I wouldn’t take the omission of black characters quite so personally, although having seen the backlash the series has created, I wouldn’t be surprised if the show did try to ignore race altogether to avoid the inevitable criticism it would still receive. If this show were to throw in the token black girlfriend we’d still be having a fit about her skin tone, her hair texture, the lack of a developed storyline, etc., and I actually respect the fact that the network didn’t even go there if they weren’t going to execute it well. Furthermore, I find the mention of the women in the series having “normal” bodies as evidence that this show aimed to be sort of the anti-thesis to the “Gossip Girl” type of NYC shows we see on-air and everyone knows there’s just as much work to be done on the representation of healthy bodies as there is black women, this just isn’t the show that will break down the latter barrier and that’s OK. We can’t expect every show to be all things to all people.
Furthermore, it’s not our job to say what’s real to some people and not to others.

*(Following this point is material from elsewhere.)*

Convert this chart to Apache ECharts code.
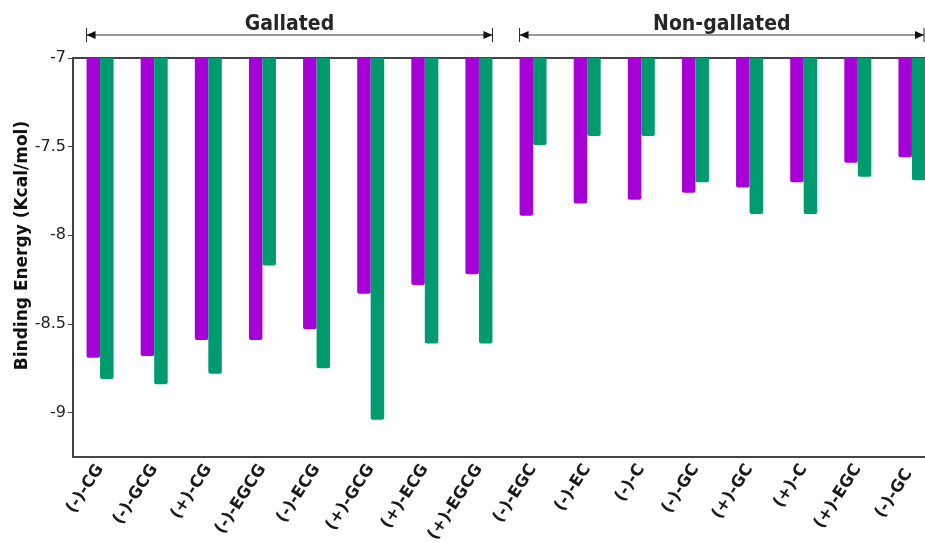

I’m pretty sure the white circle of acquaintances shown in “Girls” is the reality for the creator Lena Dunham. If these girls were black, the immediate people around them would be black as well, despite whatever multiculturalism is in their backdrop. Yes, diverse cultures are all around you in NYC but that doesn’t mean everyone lives them. That’s not the focus of this show and I would venture to say that that’s not inherently problematic.

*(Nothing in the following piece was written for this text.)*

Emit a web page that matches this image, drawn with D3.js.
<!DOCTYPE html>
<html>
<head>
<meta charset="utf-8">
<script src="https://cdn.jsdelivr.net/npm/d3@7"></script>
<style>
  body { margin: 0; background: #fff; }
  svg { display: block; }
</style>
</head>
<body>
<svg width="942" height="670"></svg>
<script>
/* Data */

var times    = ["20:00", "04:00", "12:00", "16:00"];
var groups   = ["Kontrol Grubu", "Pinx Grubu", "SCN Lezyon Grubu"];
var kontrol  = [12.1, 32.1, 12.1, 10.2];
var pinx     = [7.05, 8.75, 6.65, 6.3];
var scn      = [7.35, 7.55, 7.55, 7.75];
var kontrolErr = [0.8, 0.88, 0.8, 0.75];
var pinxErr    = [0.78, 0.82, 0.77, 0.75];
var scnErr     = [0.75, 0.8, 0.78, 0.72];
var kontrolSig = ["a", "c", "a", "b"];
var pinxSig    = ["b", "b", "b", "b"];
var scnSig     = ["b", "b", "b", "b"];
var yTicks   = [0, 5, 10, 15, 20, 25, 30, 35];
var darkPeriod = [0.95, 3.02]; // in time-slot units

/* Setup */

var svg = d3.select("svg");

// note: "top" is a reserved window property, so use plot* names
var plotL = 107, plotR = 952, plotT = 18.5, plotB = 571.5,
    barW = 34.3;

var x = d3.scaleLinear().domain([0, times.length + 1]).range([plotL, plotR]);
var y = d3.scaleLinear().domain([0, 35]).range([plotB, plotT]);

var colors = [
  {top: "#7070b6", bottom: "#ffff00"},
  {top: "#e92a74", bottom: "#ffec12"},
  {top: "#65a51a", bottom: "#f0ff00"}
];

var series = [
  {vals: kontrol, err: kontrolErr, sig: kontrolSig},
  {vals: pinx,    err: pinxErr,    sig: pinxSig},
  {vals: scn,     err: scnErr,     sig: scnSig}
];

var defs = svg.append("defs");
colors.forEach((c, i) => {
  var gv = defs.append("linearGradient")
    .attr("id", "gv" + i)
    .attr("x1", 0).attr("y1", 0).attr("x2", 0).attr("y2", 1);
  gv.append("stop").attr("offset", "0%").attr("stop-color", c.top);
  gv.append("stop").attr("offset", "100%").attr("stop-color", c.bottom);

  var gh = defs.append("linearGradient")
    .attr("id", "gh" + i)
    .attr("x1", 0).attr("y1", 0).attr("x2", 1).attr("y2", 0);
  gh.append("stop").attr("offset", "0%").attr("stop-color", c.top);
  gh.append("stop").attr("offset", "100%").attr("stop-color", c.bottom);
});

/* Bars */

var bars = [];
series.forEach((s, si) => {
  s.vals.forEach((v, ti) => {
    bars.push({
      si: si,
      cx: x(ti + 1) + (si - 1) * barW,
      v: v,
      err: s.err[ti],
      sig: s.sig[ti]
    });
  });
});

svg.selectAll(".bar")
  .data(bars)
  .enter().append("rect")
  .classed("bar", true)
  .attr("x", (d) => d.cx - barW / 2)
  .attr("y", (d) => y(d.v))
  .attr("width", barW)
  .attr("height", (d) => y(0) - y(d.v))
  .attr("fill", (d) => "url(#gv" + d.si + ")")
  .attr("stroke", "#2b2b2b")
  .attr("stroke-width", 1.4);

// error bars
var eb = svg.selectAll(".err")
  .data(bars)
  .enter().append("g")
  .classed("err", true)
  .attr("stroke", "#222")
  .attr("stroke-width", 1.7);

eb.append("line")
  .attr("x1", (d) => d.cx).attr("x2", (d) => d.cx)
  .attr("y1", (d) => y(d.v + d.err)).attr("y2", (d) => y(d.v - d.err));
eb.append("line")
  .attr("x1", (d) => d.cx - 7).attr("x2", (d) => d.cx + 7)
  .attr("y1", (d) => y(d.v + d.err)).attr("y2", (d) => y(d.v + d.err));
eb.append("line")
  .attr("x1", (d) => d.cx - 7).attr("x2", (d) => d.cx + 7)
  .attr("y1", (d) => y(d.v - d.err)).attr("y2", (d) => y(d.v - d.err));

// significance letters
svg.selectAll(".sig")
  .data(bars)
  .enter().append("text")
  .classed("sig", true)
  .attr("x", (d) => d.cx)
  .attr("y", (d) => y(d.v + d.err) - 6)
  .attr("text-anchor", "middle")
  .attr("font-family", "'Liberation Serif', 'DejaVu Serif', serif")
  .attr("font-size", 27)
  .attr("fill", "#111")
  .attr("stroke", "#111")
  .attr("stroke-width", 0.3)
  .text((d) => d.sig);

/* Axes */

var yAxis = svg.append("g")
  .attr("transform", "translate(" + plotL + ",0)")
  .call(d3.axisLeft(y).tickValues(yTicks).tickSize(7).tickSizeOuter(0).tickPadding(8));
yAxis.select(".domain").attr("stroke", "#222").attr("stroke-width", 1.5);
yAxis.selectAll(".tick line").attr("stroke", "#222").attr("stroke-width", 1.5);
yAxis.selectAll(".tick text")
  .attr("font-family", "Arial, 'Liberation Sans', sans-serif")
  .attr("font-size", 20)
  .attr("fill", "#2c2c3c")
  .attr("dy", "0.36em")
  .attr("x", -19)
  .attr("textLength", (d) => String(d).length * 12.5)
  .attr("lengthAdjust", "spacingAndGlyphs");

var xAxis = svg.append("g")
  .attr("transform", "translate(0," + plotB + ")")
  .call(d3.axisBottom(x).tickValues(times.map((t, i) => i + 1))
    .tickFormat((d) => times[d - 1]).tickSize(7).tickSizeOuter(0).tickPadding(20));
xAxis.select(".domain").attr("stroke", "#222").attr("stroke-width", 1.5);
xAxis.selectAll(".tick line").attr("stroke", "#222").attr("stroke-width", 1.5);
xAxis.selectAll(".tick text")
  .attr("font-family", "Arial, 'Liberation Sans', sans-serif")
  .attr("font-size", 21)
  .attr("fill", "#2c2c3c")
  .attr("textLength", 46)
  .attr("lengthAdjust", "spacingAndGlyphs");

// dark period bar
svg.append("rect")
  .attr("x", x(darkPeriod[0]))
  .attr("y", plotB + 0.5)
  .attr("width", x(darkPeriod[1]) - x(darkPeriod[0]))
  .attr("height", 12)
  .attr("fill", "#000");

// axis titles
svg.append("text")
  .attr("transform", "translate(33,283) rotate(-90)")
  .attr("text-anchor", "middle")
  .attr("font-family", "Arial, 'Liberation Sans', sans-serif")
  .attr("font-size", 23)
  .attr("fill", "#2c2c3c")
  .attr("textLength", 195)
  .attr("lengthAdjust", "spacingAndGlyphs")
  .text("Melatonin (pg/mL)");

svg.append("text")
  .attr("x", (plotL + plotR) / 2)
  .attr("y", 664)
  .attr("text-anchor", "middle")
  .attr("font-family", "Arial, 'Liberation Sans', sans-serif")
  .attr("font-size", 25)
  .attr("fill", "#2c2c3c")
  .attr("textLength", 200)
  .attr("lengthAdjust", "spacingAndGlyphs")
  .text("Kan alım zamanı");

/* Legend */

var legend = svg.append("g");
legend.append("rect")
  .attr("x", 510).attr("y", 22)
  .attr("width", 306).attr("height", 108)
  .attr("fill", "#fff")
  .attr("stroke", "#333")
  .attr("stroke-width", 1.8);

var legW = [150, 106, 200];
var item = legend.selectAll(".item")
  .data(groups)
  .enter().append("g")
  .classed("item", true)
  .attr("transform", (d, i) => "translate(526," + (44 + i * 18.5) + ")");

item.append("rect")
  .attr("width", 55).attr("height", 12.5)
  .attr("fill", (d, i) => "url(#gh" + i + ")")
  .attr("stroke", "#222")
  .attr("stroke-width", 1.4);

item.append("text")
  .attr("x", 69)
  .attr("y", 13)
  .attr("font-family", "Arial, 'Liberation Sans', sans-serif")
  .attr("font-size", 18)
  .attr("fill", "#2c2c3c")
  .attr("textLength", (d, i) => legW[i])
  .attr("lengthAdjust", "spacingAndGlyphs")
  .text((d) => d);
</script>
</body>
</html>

Others have argued that a simple change in the name could have made all the difference; that had the show been named “Some girls” or even “White girls” then there would be nothing to argue with. By the very appearance of four white women and the obvious realization that all girls are not a monolith, we know this depiction is only some girls. And calling the show white girls would place unnecessary emphasis on the women’s race much like the criticism against it has.
I’m fully in agreement with Ta-Nehisi Coates of The Atlantic when he suggests we shouldn’t be asking for inclusion on this show but to be represented on our own version of ‘Girls’” because after all, the response from the series’ writer, Lesley Arfin, to the criticism on Twitter was “What really bothered me most about Precious was that there was no representation of ME.” As he states:
“I think it’s only right to ask whether you really want black characters rendered by the same hands that rendered that tweet. Invisibility is problematic. Caricature is worse.”
Maybe HBO missed an opportunity with “Girls” and maybe it didn’t. Diversity isn’t on everyone’s agenda and that’s because white people simply don’t have to think about it. I’m sure if we were coming up with a series we wouldn’t think to throw in a token white character; the same is true for the other side. And while I know the history of exclusion is far deeper for us, I don’t think it runs that deep for this show. Debating “Girls” is a lost cause and a battle that really doesn’t need to be fought. The bigger picture is to create our own narratives and find a place for them on television not be threaded into a white one.
Do you take issue with the lack of black characters on “Girls?”